| WORK TO DO |
Report how many lines contain "chart", with no other words.

※

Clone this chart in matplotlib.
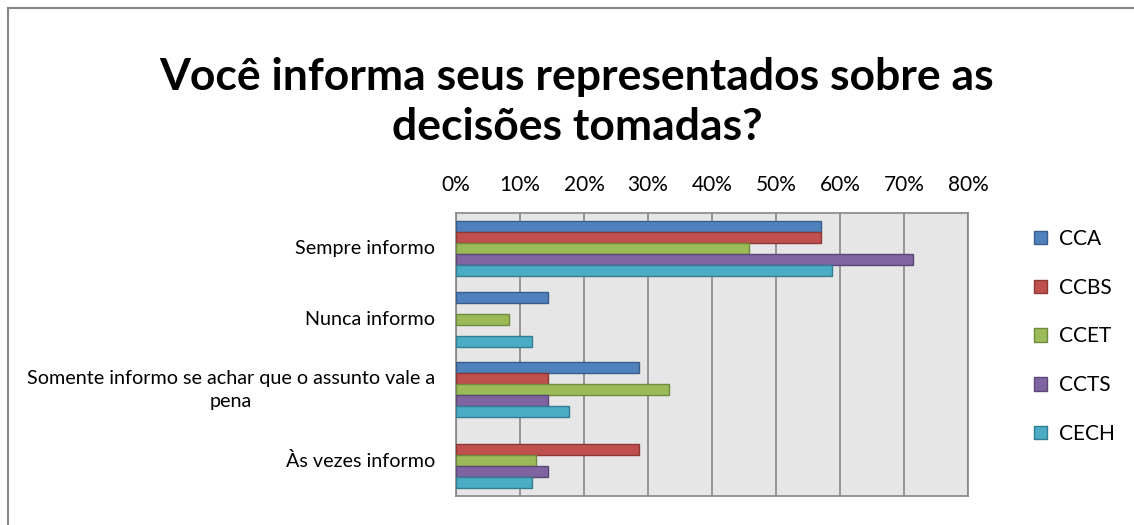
import matplotlib

matplotlib.use("Agg")
import matplotlib.pyplot as plt
import numpy as np
from matplotlib.lines import Line2D
from matplotlib.transforms import blended_transform_factory, offset_copy

plt.rcParams["font.family"] = ["Lato", "DejaVu Sans"]

categories = [
    "Sempre informo",
    "Nunca informo",
    "Somente informo se achar que o assunto vale a\npena",
    "Às vezes informo",
]
series_names = ["CCA", "CCBS", "CCET", "CCTS", "CECH"]

# percentual de respostas por centro, na ordem das categorias
cca = [57.1, 14.3, 28.6, 0.0]
ccbs = [57.1, 0.0, 14.3, 28.6]
ccet = [45.8, 8.3, 33.3, 12.5]
ccts = [71.4, 0.0, 14.3, 14.3]
cech = [58.8, 11.8, 17.6, 11.8]

x_ticks = [0, 10, 20, 30, 40, 50, 60, 70, 80]
x_tick_labels = [f"{t}%" for t in x_ticks]

fill_colors = ["#4f81bd", "#c0504d", "#9bbb59", "#8064a2", "#4bacc6"]
edge_colors = ["#385d8a", "#8c3836", "#71893f", "#5c4776", "#357d91"]

W, H = 1134, 525
fig = plt.figure(figsize=(W / 100, H / 100), dpi=100)

# moldura do gráfico (só topo e esquerda aparecem)
fig.add_artist(Line2D([7.5 / W, 7.5 / W], [0, 1 - 7.5 / H], transform=fig.transFigure,
                      color="#868686", lw=1.5))
fig.add_artist(Line2D([7.5 / W, 1], [1 - 7.5 / H, 1 - 7.5 / H], transform=fig.transFigure,
                      color="#868686", lw=1.5))

left, right, top, bottom = 456, 968, 213, 496
ax = fig.add_axes([left / W, (H - bottom) / H, (right - left) / W, (bottom - top) / H])
ax.set_facecolor("#e6e6e6")

values = [cca, ccbs, ccet, ccts, cech]
bar_h = 0.155
y = np.arange(len(categories))
for i, (name, vals) in enumerate(zip(series_names, values)):
    vals = np.array(vals)
    offset = (i - 2) * bar_h
    # barras com 0% não aparecem
    ax.barh(y + offset, np.where(vals > 0, vals, np.nan), height=bar_h, color=fill_colors[i],
            edgecolor=edge_colors[i], linewidth=1.0, label=name, zorder=3)

ax.set_xlim(0, 80)
ax.set_ylim(len(categories) - 0.5, -0.5)
ax.set_xticks(x_ticks)
ax.set_xticklabels(x_tick_labels, fontsize=15)
ax.xaxis.tick_top()
ax.tick_params(axis="x", length=0, pad=13)

# rótulos das categorias como texto, para centralizar as linhas quebradas
ax.set_yticks([])
label_tr = offset_copy(blended_transform_factory(ax.transAxes, ax.transData), fig=fig,
                       x=-21, y=0, units="dots")
for yi, cat in zip(y, categories):
    ax.text(0, yi, cat, transform=label_tr, ha="right", va="center", multialignment="center",
            fontsize=14.2, linespacing=1.45)

ax.grid(axis="x", color="#868686", linewidth=1.2, zorder=1)
for spine in ax.spines.values():
    spine.set_color("#868686")
    spine.set_linewidth(1.2)

fig.text(577 / W, 1 - 102 / H, "Você informa seus representados sobre as\ndecisões tomadas?",
         ha="center", va="center", fontsize=32, fontweight="bold", linespacing=1.3)

ax.legend(loc="upper left", bbox_to_anchor=(1034 / W, 1 - 229 / H), bbox_transform=fig.transFigure,
          frameon=False, fontsize=15, labelspacing=1.38, handlelength=0.62, handleheight=0.62,
          handletextpad=0.6, borderpad=0, borderaxespad=0)

fig.savefig("out.png", dpi=100)
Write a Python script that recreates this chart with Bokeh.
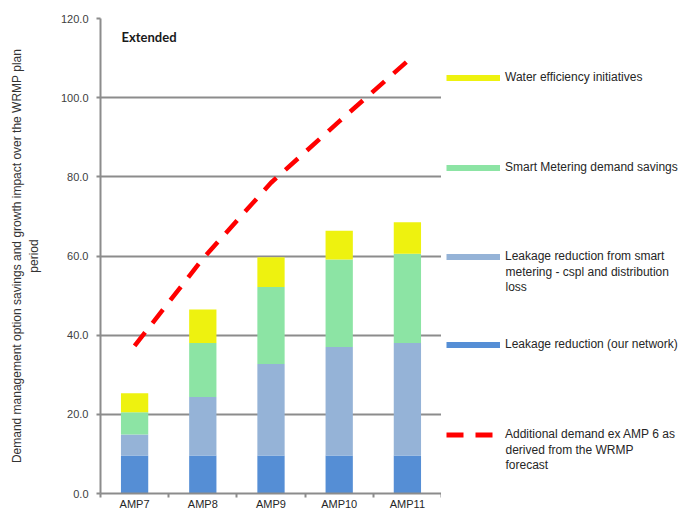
from bokeh.plotting import figure
from bokeh.models import (Range1d, FixedTicker, ColumnDataSource, Legend, LegendItem,
                          Label, PrintfTickFormatter)
from bokeh.layouts import row
from bokeh.embed import file_html
from bokeh.resources import INLINE

# ---- data ----
categories = ["AMP7", "AMP8", "AMP9", "AMP10", "AMP11"]
leakage_network = [9.6, 9.6, 9.6, 9.6, 9.6]
leakage_smart = [5.3, 14.8, 23.1, 27.4, 28.4]
smart_metering = [5.6, 13.6, 19.5, 22.1, 22.6]
water_efficiency = [4.8, 8.5, 7.5, 7.3, 7.9]
additional_demand = [37.3, 59.3, 78.5, 94.0, 109.2]
y_ticks = [0, 20, 40, 60, 80, 100, 120]

series_names = ["leakage_network", "leakage_smart", "smart_metering", "water_efficiency"]
series_labels = {
    "water_efficiency": ["Water efficiency initiatives"],
    "smart_metering": ["Smart Metering demand savings"],
    "leakage_smart": ["Leakage reduction from smart", "metering - cspl and distribution", "loss"],
    "leakage_network": ["Leakage reduction (our network)"],
}
demand_label = ["Additional demand ex AMP 6 as", "derived from the WRMP", "forecast"]
colors = {
    "leakage_network": "#558ED5",
    "leakage_smart": "#95B3D7",
    "smart_metering": "#8CE4A4",
    "water_efficiency": "#EEF20F",
}
DEMAND_COLOR = "#FF0000"
DEMAND_DASH = "17 12"

xpos = [i + 0.5 for i in range(len(categories))]
source = ColumnDataSource(dict(x=xpos,
                               leakage_network=leakage_network,
                               leakage_smart=leakage_smart,
                               smart_metering=smart_metering,
                               water_efficiency=water_efficiency,
                               demand=additional_demand))

FONT = "Liberation Sans"
GRID = "#8C8C8C"

p = figure(width=441, height=512, output_backend="svg", toolbar_location=None,
           x_range=Range1d(0, len(categories)), y_range=Range1d(0, 120),
           min_border_left=100, min_border_right=0, min_border_top=18, min_border_bottom=0)
p.outline_line_color = None

p.vbar_stack(series_names, x="x", width=0.4, source=source,
             fill_color=[colors[s] for s in series_names], line_color=None)

p.line(x="x", y="demand", source=source, line_color=DEMAND_COLOR, line_width=4.5,
       line_dash=DEMAND_DASH)

# axes
p.xgrid.visible = False
p.ygrid.ticker = FixedTicker(ticks=y_ticks)
p.ygrid.grid_line_color = GRID
p.ygrid.grid_line_width = 2

yax = p.yaxis[0]
yax.ticker = FixedTicker(ticks=y_ticks)
yax.formatter = PrintfTickFormatter(format="%.1f")
yax.axis_line_color = GRID
yax.axis_line_width = 2
yax.major_tick_line_color = GRID
yax.major_tick_line_width = 2
yax.major_tick_out = 4
yax.major_tick_in = 0
yax.minor_tick_line_color = None
yax.major_label_text_font = FONT
yax.major_label_text_font_size = "11px"
yax.major_label_text_color = "#404040"
yax.major_label_standoff = 8
yax.axis_label = "Demand management option savings and growth impact over the WRMP plan\nperiod"
yax.axis_label_text_font = FONT
yax.axis_label_text_font_size = "12px"
yax.axis_label_text_font_style = "normal"
yax.axis_label_text_color = "#333333"
yax.axis_label_standoff = 17

xax = p.xaxis[0]
xax.ticker = FixedTicker(ticks=xpos, minor_ticks=list(range(len(categories) + 1)))
xax.major_label_overrides = {x: c for x, c in zip(xpos, categories)}
xax.axis_line_color = GRID
xax.axis_line_width = 2
xax.major_tick_line_color = None
xax.major_tick_out = 0
xax.major_tick_in = 0
xax.minor_tick_line_color = GRID
xax.minor_tick_line_width = 2
xax.minor_tick_out = 4
xax.minor_tick_in = 0
xax.major_label_text_font = FONT
xax.major_label_text_font_size = "11px"
xax.major_label_text_color = "#262626"
xax.major_label_standoff = 0

p.add_layout(Label(x=21, y=457, x_units="screen", y_units="screen", text="Extended",
                   text_font="Lato", text_font_size="13px", text_font_style="bold",
                   text_color="#1a1a1a", text_baseline="middle"))

# ---- legend panel ----
PANEL_H = 512
lp = figure(width=245, height=PANEL_H, output_backend="svg", toolbar_location=None,
            x_range=Range1d(0, 1), y_range=Range1d(0, 1),
            x_axis_location=None, y_axis_location=None,
            min_border=0, min_border_left=0, min_border_right=0,
            min_border_top=0, min_border_bottom=0)
lp.grid.visible = False
lp.outline_line_color = None

NAN = float("nan")
legend_specs = []
for s in ["water_efficiency", "smart_metering", "leakage_smart", "leakage_network"]:
    r = lp.line(x=[NAN, NAN], y=[NAN, NAN], line_color=colors[s], line_width=6)
    legend_specs.append((series_labels[s], r))
rd = lp.line(x=[NAN, NAN], y=[NAN, NAN], line_color=DEMAND_COLOR, line_width=5,
             line_dash=DEMAND_DASH)
legend_specs.append((demand_label, rd))

first_line_centers = [77, 167, 256, 344, 434]  # page y of glyph centres
LINE_H = 15
GLYPH_X = 5
GLYPH_W = 54
STANDOFF = 5
FRAME_SHIFT = 19  # empirical offset of the legend panel's frame bottom
TEXT_COLOR = "#262626"
for (lines, r), cy in zip(legend_specs, first_line_centers):
    bottom = (PANEL_H - cy) - LINE_H / 2 - FRAME_SHIFT
    lg = Legend(items=[LegendItem(label=lines[0], renderers=[r])], location=(GLYPH_X, bottom),
                glyph_width=GLYPH_W, glyph_height=LINE_H, label_height=LINE_H,
                label_standoff=STANDOFF, padding=0, margin=0, spacing=0,
                border_line_color=None, background_fill_alpha=0,
                label_text_font=FONT, label_text_font_size="12px",
                label_text_color=TEXT_COLOR)
    lp.add_layout(lg, "center")
    for k, extra in enumerate(lines[1:], start=1):
        lp.add_layout(Label(x=GLYPH_X + GLYPH_W + STANDOFF,
                            y=PANEL_H - (cy + k * LINE_H) - FRAME_SHIFT,
                            x_units="screen", y_units="screen", text=extra,
                            text_font=FONT, text_font_size="12px", text_color=TEXT_COLOR,
                            text_baseline="middle", text_align="left"))

layout = row(p, lp, spacing=0)
open("out.html", "w").write(file_html(layout, INLINE))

※

| FINISHED EXERCISE |
2